* **Provided data**
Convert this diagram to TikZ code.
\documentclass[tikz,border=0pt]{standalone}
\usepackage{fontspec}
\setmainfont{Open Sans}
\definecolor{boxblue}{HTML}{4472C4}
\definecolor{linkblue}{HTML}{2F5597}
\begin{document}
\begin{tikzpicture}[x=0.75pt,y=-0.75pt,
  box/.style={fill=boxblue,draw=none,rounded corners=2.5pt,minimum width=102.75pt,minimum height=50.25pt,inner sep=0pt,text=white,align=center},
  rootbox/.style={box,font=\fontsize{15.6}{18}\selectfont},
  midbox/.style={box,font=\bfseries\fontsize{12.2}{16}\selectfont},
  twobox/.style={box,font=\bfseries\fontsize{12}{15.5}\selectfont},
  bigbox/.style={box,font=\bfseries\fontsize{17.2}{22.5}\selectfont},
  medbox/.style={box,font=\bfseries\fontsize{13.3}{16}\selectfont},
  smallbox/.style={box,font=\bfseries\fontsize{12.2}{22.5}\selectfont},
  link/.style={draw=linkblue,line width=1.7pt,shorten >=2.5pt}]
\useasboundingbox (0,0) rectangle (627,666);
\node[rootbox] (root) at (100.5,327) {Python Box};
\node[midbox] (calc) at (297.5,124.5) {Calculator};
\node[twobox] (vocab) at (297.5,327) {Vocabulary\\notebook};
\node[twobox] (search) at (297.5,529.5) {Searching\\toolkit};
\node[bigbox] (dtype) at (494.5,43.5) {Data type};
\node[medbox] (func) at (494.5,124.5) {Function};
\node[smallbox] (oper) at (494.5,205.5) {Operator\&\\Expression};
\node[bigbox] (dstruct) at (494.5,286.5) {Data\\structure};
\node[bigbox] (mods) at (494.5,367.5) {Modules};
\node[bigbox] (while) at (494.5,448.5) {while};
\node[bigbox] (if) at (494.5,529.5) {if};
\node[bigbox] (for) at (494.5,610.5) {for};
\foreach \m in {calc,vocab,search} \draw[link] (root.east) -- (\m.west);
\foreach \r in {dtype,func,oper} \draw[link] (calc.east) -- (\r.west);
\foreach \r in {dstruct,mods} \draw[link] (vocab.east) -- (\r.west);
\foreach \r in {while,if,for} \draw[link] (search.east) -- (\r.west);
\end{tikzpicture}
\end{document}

* **Given instruction**
Word for word, restate all of the data shown above.

* **The response**
Convert this diagram to TikZ code.
\documentclass[tikz,border=0pt]{standalone}
\usepackage{fontspec}
\setmainfont{Open Sans}
\definecolor{boxblue}{HTML}{4472C4}
\definecolor{linkblue}{HTML}{2F5597}
\begin{document}
\begin{tikzpicture}[x=0.75pt,y=-0.75pt,
  box/.style={fill=boxblue,draw=none,rounded corners=2.5pt,minimum width=102.75pt,minimum height=50.25pt,inner sep=0pt,text=white,align=center},
  rootbox/.style={box,font=\fontsize{15.6}{18}\selectfont},
  midbox/.style={box,font=\bfseries\fontsize{12.2}{16}\selectfont},
  twobox/.style={box,font=\bfseries\fontsize{12}{15.5}\selectfont},
  bigbox/.style={box,font=\bfseries\fontsize{17.2}{22.5}\selectfont},
  medbox/.style={box,font=\bfseries\fontsize{13.3}{16}\selectfont},
  smallbox/.style={box,font=\bfseries\fontsize{12.2}{22.5}\selectfont},
  link/.style={draw=linkblue,line width=1.7pt,shorten >=2.5pt}]
\useasboundingbox (0,0) rectangle (627,666);
\node[rootbox] (root) at (100.5,327) {Python Box};
\node[midbox] (calc) at (297.5,124.5) {Calculator};
\node[twobox] (vocab) at (297.5,327) {Vocabulary\\notebook};
\node[twobox] (search) at (297.5,529.5) {Searching\\toolkit};
\node[bigbox] (dtype) at (494.5,43.5) {Data type};
\node[medbox] (func) at (494.5,124.5) {Function};
\node[smallbox] (oper) at (494.5,205.5) {Operator\&\\Expression};
\node[bigbox] (dstruct) at (494.5,286.5) {Data\\structure};
\node[bigbox] (mods) at (494.5,367.5) {Modules};
\node[bigbox] (while) at (494.5,448.5) {while};
\node[bigbox] (if) at (494.5,529.5) {if};
\node[bigbox] (for) at (494.5,610.5) {for};
\foreach \m in {calc,vocab,search} \draw[link] (root.east) -- (\m.west);
\foreach \r in {dtype,func,oper} \draw[link] (calc.east) -- (\r.west);
\foreach \r in {dstruct,mods} \draw[link] (vocab.east) -- (\r.west);
\foreach \r in {while,if,for} \draw[link] (search.east) -- (\r.west);
\end{tikzpicture}
\end{document}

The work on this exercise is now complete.